Given entries:
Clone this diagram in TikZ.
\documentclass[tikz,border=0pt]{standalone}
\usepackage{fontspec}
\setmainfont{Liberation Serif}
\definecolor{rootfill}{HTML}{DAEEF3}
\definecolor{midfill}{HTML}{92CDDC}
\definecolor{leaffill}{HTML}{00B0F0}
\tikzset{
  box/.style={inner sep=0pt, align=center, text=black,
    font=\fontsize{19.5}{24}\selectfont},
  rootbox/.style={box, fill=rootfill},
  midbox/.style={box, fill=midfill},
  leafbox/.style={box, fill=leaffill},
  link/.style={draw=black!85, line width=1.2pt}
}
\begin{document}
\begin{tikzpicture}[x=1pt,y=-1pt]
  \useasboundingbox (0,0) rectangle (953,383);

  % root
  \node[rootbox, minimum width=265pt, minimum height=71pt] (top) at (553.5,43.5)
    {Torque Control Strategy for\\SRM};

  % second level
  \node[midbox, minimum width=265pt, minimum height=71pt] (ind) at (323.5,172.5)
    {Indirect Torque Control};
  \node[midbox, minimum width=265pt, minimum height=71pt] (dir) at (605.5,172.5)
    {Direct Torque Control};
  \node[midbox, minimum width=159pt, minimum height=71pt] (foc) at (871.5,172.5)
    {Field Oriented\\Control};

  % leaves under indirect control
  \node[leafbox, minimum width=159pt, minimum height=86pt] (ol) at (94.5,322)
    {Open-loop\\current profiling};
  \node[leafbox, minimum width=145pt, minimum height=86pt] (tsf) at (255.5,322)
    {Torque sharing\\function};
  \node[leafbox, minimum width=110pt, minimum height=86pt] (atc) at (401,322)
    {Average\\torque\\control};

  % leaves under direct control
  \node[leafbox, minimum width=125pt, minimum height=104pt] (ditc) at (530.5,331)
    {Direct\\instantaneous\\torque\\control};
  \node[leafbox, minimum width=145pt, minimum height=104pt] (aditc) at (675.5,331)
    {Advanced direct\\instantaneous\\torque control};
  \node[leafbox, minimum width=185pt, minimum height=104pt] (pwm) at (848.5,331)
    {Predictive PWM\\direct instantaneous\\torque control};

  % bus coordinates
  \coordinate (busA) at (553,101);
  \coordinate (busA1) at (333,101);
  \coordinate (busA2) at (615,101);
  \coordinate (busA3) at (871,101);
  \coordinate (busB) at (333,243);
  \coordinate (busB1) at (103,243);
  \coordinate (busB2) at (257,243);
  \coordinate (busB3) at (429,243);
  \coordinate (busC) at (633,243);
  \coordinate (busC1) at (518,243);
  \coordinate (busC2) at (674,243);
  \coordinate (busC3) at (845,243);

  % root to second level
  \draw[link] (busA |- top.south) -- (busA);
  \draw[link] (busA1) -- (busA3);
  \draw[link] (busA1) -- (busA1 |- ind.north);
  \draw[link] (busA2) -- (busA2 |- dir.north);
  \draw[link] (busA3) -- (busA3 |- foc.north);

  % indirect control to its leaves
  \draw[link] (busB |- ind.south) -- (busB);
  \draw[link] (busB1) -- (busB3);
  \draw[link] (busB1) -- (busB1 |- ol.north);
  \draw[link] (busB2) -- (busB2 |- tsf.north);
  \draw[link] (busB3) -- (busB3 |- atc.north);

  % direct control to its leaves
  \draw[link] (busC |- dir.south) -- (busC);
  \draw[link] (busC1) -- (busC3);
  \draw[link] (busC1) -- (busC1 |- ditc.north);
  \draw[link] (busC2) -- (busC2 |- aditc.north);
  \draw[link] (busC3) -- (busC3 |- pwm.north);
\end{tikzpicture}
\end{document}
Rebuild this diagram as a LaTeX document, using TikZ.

Direction: What is the number of lines in the listing that contain the string "diagram"? Reply with that number alone.

Full output: 2